I thought of that when talking with Gretchen and Ben’s son, Joshua Craft, this summer at the Bellingham Farmers Market. Josh is farming on his own now, at Nooksack Nine Fruits and Veggies. When I saw him in mid-June, and not a sunny June as we may remember, he already had glorious ripe heirloom tomatoes. Well, actually he didn’t have them, because he had just sold the last one, at $5 a pound.  In order to produce flavorful ripe tomatoes in a rainy Northwestern Washington spring, Josh had rigged up a wood-fired furnace and piped the water it heated under the soil of his greenhouse so he could plant tomatoes in January. By the time the little plants were up and in need of light, the days were getting long enough to provide it, with the actual heat still coming from below. That’s just one example of the skills he uses to grow market vegetables and find a way to make them profitable. 

I thought of it again last night when I watched “Good Food,” a documentary about sustainable agriculture in the Pacific Northwest, mostly Washington state. Made by Bullfrog Films and featuring, along with a lot of gorgeous scenery, David Suzuki, Mark Musick of Tilth, Ben and Gretchen at Alm Hill Gardens, The Bellingham Farmers Market, Mallard Ice Cream, Rio Thomas (founder of the Small Potatoes gleaning project), Anne Schwartz of Blue Heron Farm near Rockport, and many more, it is that rare thing, a feel-good movie about our food system. 

In the movie Ben and Gretchen talk again about the mismatch between the service farm workers provide for us and the pay and respect they get. Ben says that growing and harvesting the food we depend on is the most necessary job there is, and deserves to be seen as such. “We pay our workers better than Walmart,” said Ben, discussing his and Gretchen’s priorities as business owners.  “That’s not saying much,” Gretchen responded. (Of course Ben and Gretchen themselves don’t make anything like what Sam Walton of Walmart did. He was the second richest man in the world when he died in 1992.)

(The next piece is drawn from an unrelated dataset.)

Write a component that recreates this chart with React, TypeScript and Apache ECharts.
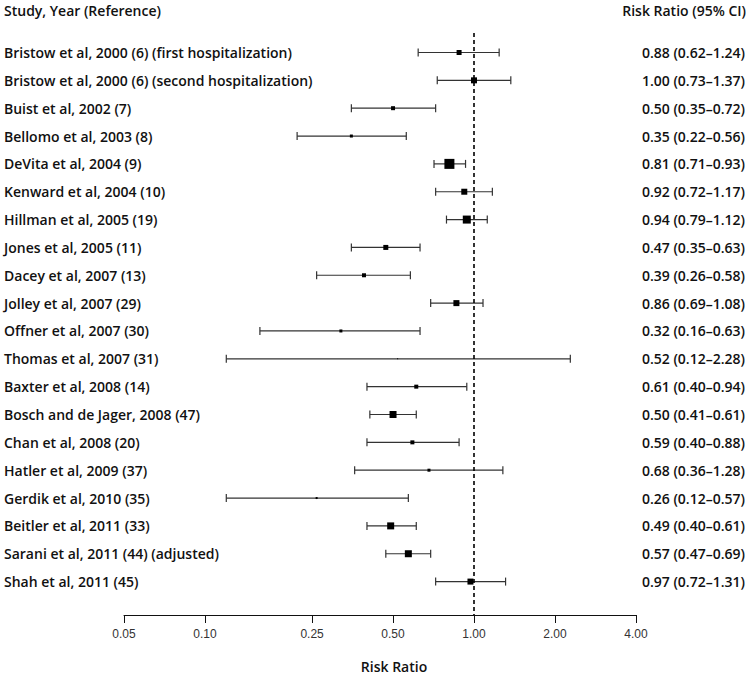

Besides better food and less dependence on ever-scarcer oil, local sustainable agriculture provides benefits that may not be as obvious outside the small communities where more farmers live. Among them are increased control and increased satisfaction for the farmers themselves, something we all want from our jobs. Billy Allstot grew up outside Tonasket on a commercial apple orchard and now grows vegetables, herbs, and flowers for direct sales to farmers markets. In the film he said that when he was an apple grower for a wholesaler, he would truck his crop to the warehouse and that was that. Except for the check, he never heard another thing. No praise or critiques, he never saw a customer bite into an apple and smile, never even knew what continent his fruit went to. Now he can get to know his customers, answer their questions, and literally stand behind his product. If tastes and trends evolve, he knows it right away and can adapt to meet them.

As a high school teacher out in the county, I see yet another benefit. Many of my students are the children of farm workers (and work the fields themselves in the summer). When I started teaching there in the mid-1990s, it was rare for a child from a fieldworking family to graduate high school. Constant moves and the frequent need to stay home to help out thinned the ranks of children who could stay in school. Rarer still was a farmworker’s child who participated in extracurricular activities, which presupposes a degree of stability and some spare time. Now it’s different. Diversified sustainable farms, are labor intensive, and the skills they require mean that workers are less interchangeable. The children of the families working at Alm Hill Gardens have some stability, they can make plans, and they don’t always have to grab every possible chance to make another dollar for their families in the short run. Those kids are taking AP classes, they are heading to college, they turn out for sports, they head after-school clubs and run for ASB

You can get the movie from the Bellingham/Whatcom County Library.